In the ancient Irish story of Art son of Conn, King Conn and then his son Art voyage to an island called the Land of Promise (Tir Tairngiri) and the Land of Wonders (Tir na nIngnad). This island is distinguished by its "fair fragrant apple-trees", its "wild apples".

The king of the Land of Wonders, who Art slays, is named Morgan.
The Land of Promise name, in the story of Eithne daughter of Curcog, is given as a synonym for Emhain or Emne Ablach, Ablach being the Old Irish word for apple trees.
Geoffrey of Monmouth, in calling Insula Pomorum/Insula Avallonis/Isle of Avalon the "Fortunate" Isle, would seem to have been evoking an Otherworld identical to that which King Morgan ruled. Might not the name Art have been associated with Arthur's name?
The only problem with this theory is that one has to account for Geoffrey naming Morgan's kingdom Avallonis, when in the story it is called Tir na nIngnad, the "Land of Wonders".
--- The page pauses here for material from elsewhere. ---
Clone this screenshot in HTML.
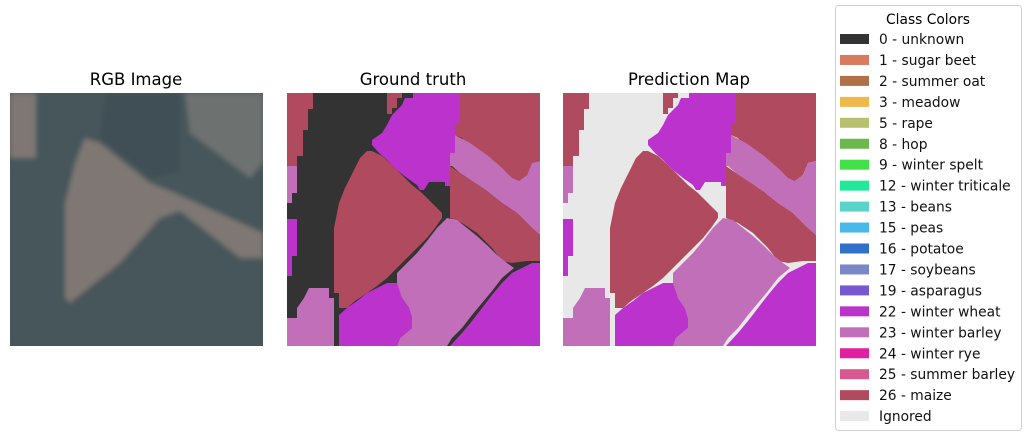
<!DOCTYPE html>
<html><head><meta charset="utf-8"><style>
html,body{margin:0;padding:0;background:#fff;}
svg{display:block;font-family:"DejaVu Sans","Liberation Sans",sans-serif;}
</style></head><body>
<svg id="fig" width="1030" height="438" viewBox="0 0 1030 438">
<defs><filter id="blur" x="-5%" y="-5%" width="110%" height="110%"><feGaussianBlur stdDeviation="2.5"/></filter>
<clipPath id="clipRgb"><rect x="0" y="0" width="253" height="253"/></clipPath></defs>
<text x="136" y="85" font-size="16.5" text-anchor="middle">RGB Image</text>
<text x="413" y="85" font-size="16.5" text-anchor="middle">Ground truth</text>
<text x="689" y="85" font-size="16.5" text-anchor="middle">Prediction Map</text>
<g id="rgb" transform="translate(10,93)" clip-path="url(#clipRgb)"></g>
<g id="gt" transform="translate(287,93)"></g>
<g id="pred" transform="translate(563,93)"></g>
<g id="legend">
<rect x="835.5" y="5.5" width="186" height="425" rx="3" fill="#fff" stroke="#d0d0d0"/>
<text x="928" y="24" font-size="13.8" text-anchor="middle">Class Colors</text>
</g>
</svg>
<script>
const classNames = ["0 - unknown","1 - sugar beet","2 - summer oat","3 - meadow","5 - rape","8 - hop","9 - winter spelt","12 - winter triticale","13 - beans","15 - peas","16 - potatoe","17 - soybeans","19 - asparagus","22 - winter wheat","23 - winter barley","24 - winter rye","25 - summer barley","26 - maize","Ignored"];
const classColors = ["#333333","#d87a5e","#b07048","#eeb84a","#b8c070","#6ab84e","#44e04a","#22e89a","#5ad4c8","#4ab8e8","#3070c8","#7a88c8","#7858d0","#bb33cc","#c06fb8","#e020a0","#d85890","#b04a5e","#e8e8e8"];

const regionClass = [17,14,13,17,13,17,14,17,17,14,13,13,14];
const regionPts = [
 "0,0 26,0 26,16 21,16 21,37 16,37 16,63 10,63 10,73 0,73",
 "0,73 10,73 10,100 5,100 5,110 0,110",
 "0,126 10,126 10,163 5,163 5,183 0,183",
 "100,0 115,0 115,5 110,5 110,15 105,15 105,21 100,21",
 "126,0 173,0 173,42 168,42 168,72 163,72 163,93 158,93 158,89 142,89 137,97 133,97 130,92 120,85 110,77 100,67 92,60 85,52 85,47 95,40 100,32 105,22 115,12 118,5 126,5",
 "173,0 253,0 253,68 245,70 240,82 232,88 225,88 215,78 200,68 185,58 175,45 168,42 168,30 173,30",
 "168,42 183,50 200,62 215,75 225,85 232,88 240,82 245,70 253,68 253,142 245,135 230,120 215,110 200,98 185,88 173,80 165,73 163,73 163,60 168,60",
 "163,73 173,80 185,88 200,98 215,110 230,120 245,135 253,142 253,168 240,168 225,170 215,168 205,155 190,140 175,130 163,125",
 "80,58 85,58 95,63 105,72 115,82 125,92 135,100 145,110 155,120 155,125 148,135 140,145 130,155 120,165 110,175 100,185 90,193 80,200 68,208 60,215 52,215 52,200 47,200 47,135 52,110 58,95 63,85 68,75 73,65",
 "160,125 170,127 180,135 190,143 200,152 210,162 220,170 227,175 215,185 205,198 195,210 185,222 175,235 165,245 160,253 110,253 113,245 125,235 125,225 122,215 115,205 110,195 110,180 120,170 130,160 140,148 150,135",
 "52,222 60,215 70,208 80,200 90,195 100,190 110,190 115,205 122,215 125,225 125,235 113,245 110,253 52,253",
 "163,253 175,240 185,228 195,215 205,202 215,190 225,180 235,175 245,170 253,170 253,253",
 "0,225 10,225 10,215 17,205 22,195 42,195 42,205 47,205 47,253 0,253"
];
const rgbLight = [
 "0,0 26,0 26,65 0,65",
 "75,45 90,50 140,90 165,100 253,140 253,165 230,165 170,118 150,125 110,170 60,210 55,205 55,110 65,70",
 "175,0 253,0 253,70 240,85 180,40"
];
const NS = "http://www.w3.org/2000/svg";
function mk(tag, attrs, parent){const e=document.createElementNS(NS,tag);for(const k in attrs)e.setAttribute(k,attrs[k]);parent.appendChild(e);return e;}

const rgb=document.getElementById('rgb');
const bg=mk('rect',{x:0,y:0,width:253,height:253,fill:'#46565a'},rgb);


const rg=mk('g',{filter:'url(#blur)'},rgb);
mk('rect',{x:-10,y:-10,width:273,height:273,fill:'#46565a'},rg);
mk('polygon',{points:"95,0 170,0 170,80 140,85 90,45",fill:'#3f5055'},rg);
rgbLight.forEach((p,i)=>{
 const e=mk('polygon',{points:p,fill:i==2?'#6d716f':'#7e7773'},rg);
 
 
});

function drawMap(id, bgIdx){
 const g=document.getElementById(id);
 const b=mk('rect',{x:0,y:0,width:253,height:253,fill:classColors[bgIdx]},g);
 
 
 regionPts.forEach((p,i)=>{
  const e=mk('polygon',{points:p,fill:classColors[regionClass[i]]},g);
  
  
 });
}
drawMap('gt',0);
drawMap('pred',18);

const lg=document.getElementById('legend');
classNames.forEach((n,i)=>{
 const y=39+i*20.95;
 const s=mk('rect',{x:840,y:y-5,width:29,height:10,fill:classColors[i]},lg);
 
 
 const t=mk('text',{x:879,y:y+5,'font-size':13.8,fill:'#111'},lg);
 t.textContent=n;
 
 
});
</script>
</body></html>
If one follows the Cornish coast north from the Camel where Arthur supposedly was mortally wounded, we arrive at Appledore, situated on a neck of land or headland jutting out into the confluence of the Taw and Torridge Rivers. According to Eilart Ekwall, this town was le Apildore in 1335 AD. The name is Old English and means... "Apple-tree". The Appledore in Kent has an identical origin, but much earlier recorded forms: Apuldre 893 (Anglo-Saxon Chronicle), Apeldres (Domesday Book).

Obviously, the Cornish name "Avalon" (Geoffrey’s Avallonis almost certainly derives from Cornish auallen, “apple-tree”; cf. Breton avallen, Welsh afallen, Celtic *aballon-/apple-orchard) was a suitable substitution for the English name Appledore. The "Insula" or island of Avalon/Appledore is being used in the same sense as isle is used in Isle of Purbeck, Isle of Portland, or Isle of Thanet. In other words, Geoffrey’s Isle of Avalon is the neck of land or headland of Appledore.